Speaking of him, I don't know what's more amazing: the fact that he never spent more than three years with one team in his 11-year career, or that he never averaged fewer than 13.6 points per game for 10 of his 11 seasons.
And hey, the fact that he was traded for Moses Malone has to mean something.
Ellis was never flashy, nor did he stay around in one place too long during his seven-team, 17-year career.
But he was one of the best three-point shooters and one of the more underrated scorers around.
In the prime of his career, he spent four seasons with the Sonics. He averaged more than 20 points a game each of those four seasons and it started a streak of 13 consecutive seasons scoring in double-figures.
He's still near the top of the leaderboard in three-pointers made and three-point percentage, and his 19,004 points are 51st all-time.
McAdoo is never thought of as a journeyman, considering he was with seven teams in 14 years.
It's probably because of his resume that this is the case. I mean, you don't see many journeymen who averaged 22 points and nine rebounds a game for their career. McAdoo was a great center in the time of great centers.
And after he dominated the league in Buffalo, he bounced around before finally winning two championship rings with the Lakers.
Barry could be considered a journeyman for bouncing around during the four seasons he spent in the ABA, which puts him on this list. But he also spent most of his NBA days either in Golden State or in Houston, where he was a star.
Either way, it's hard to deny the talent.
He averaged double-digits in points every season of his career and is still near the top in some of the major offensive categories like points, points per game and field goals.
And even with that wacky delivery, he's still considered one of the gold standards when it comes to free-throws.

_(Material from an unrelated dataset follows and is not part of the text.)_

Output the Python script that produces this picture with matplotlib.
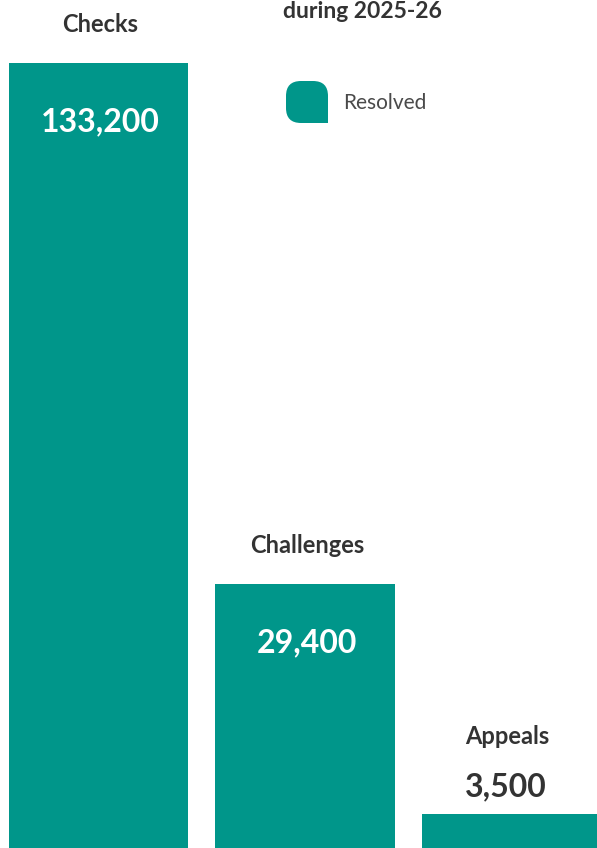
import numpy as np
import matplotlib
matplotlib.use("Agg")
import matplotlib.pyplot as plt
from matplotlib.path import Path
from matplotlib.patches import PathPatch

plt.rcParams['font.family'] = ['Lato', 'DejaVu Sans']

# data
categories = ["Checks", "Challenges", "Appeals"]
resolved = [133200, 29400, 3500]
series_name = "Resolved"
title_tail = "during 2025-26"

teal = "#00968a"
dark = "#333333"

W, H = 597, 848
fig = plt.figure(figsize=(W / 100, H / 100), dpi=100)
ax = fig.add_axes([0, 0, 1, 1])

# designer used a compressed (power) scale for bar heights
p = 0.66
ax.set_yscale("function",
              functions=(lambda v: np.power(np.clip(v, 0, None), p),
                         lambda t: np.power(np.clip(t, 0, None), 1 / p)))
ax.set_ylim(1386, 148900)

x = np.arange(len(categories))
ax.bar(x, resolved, width=0.867, color=teal, zorder=2)
ax.set_xlim(-0.477, 2.414)
ax.axis("off")

for i, (cat, val) in enumerate(zip(categories, resolved)):
    lab = f"{val:,}"
    if val > 10000:
        ax.annotate(lab, (i, val), xytext=(2, -68), textcoords="offset pixels",
                    ha="center", va="baseline", color="white",
                    fontsize=23, fontweight="bold")
        ax.annotate(cat, (i, val), xytext=(2, 31), textcoords="offset pixels",
                    ha="center", va="baseline", color=dark,
                    fontsize=17, fontweight="bold")
    else:
        ax.annotate(lab, (i, val), xytext=(-6, 17), textcoords="offset pixels",
                    ha="center", va="baseline", color=dark,
                    fontsize=23, fontweight="bold")
        ax.annotate(cat, (i, val), xytext=(-4, 70), textcoords="offset pixels",
                    ha="center", va="baseline", color=dark,
                    fontsize=17, fontweight="bold")

# cropped title line
fig.text(362 / W, 1 - 18 / H, title_tail, ha="center", va="baseline",
         color=dark, fontsize=16.5, fontweight="bold")

# legend: leaf-shaped swatch (bottom-right corner square)
x0, x1 = 286 / W, 328 / W
y0, y1 = 1 - 123 / H, 1 - 81 / H
rx, ry = 15 / W, 15 / H
verts = [
    (x1, y0),
    (x0 + rx, y0), (x0, y0), (x0, y0 + ry),
    (x0, y1 - ry), (x0, y1), (x0 + rx, y1),
    (x1 - rx, y1), (x1, y1), (x1, y1 - ry),
    (x1, y0),
]
codes = [Path.MOVETO,
         Path.LINETO, Path.CURVE3, Path.CURVE3,
         Path.LINETO, Path.CURVE3, Path.CURVE3,
         Path.LINETO, Path.CURVE3, Path.CURVE3,
         Path.CLOSEPOLY]
fig.add_artist(PathPatch(Path(verts, codes), facecolor=teal, edgecolor="none",
                         transform=fig.transFigure))
fig.text(343 / W, 1 - 103 / H, series_name, ha="left", va="center",
         color="#4a4a4a", fontsize=15, fontweight="normal")

fig.savefig("out.png", dpi=100)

Webber started and ended his career in Golden State, but there were a few stops in between.
There was the forced trade out of Golden State, the good and bad days in Washington, the oh-so-close days in Sacramento with a loaded Kings squad, the okay days in Philadelphia, the forgettable days in Detroit and the final days in Golden State.
Between that, Webber was one of the best players in the league in his prime, but was never able to take any of those teams to the promised land.
At least he never regretted calling a timeout during that stretch, though.
One of the most dominant players in NBA history a journeyman?
Malone, a great player, Hall of Famer and one of the best centers of all-time, played for nine teams during his long career. But he performed everywhere he went. He averaged 20.3 points per game and 12.3 rebounds per game over his brilliant career, and his mastery as a low post force and a rebounder is hard to top.
But his wandering during his career earns him the top spot on the list.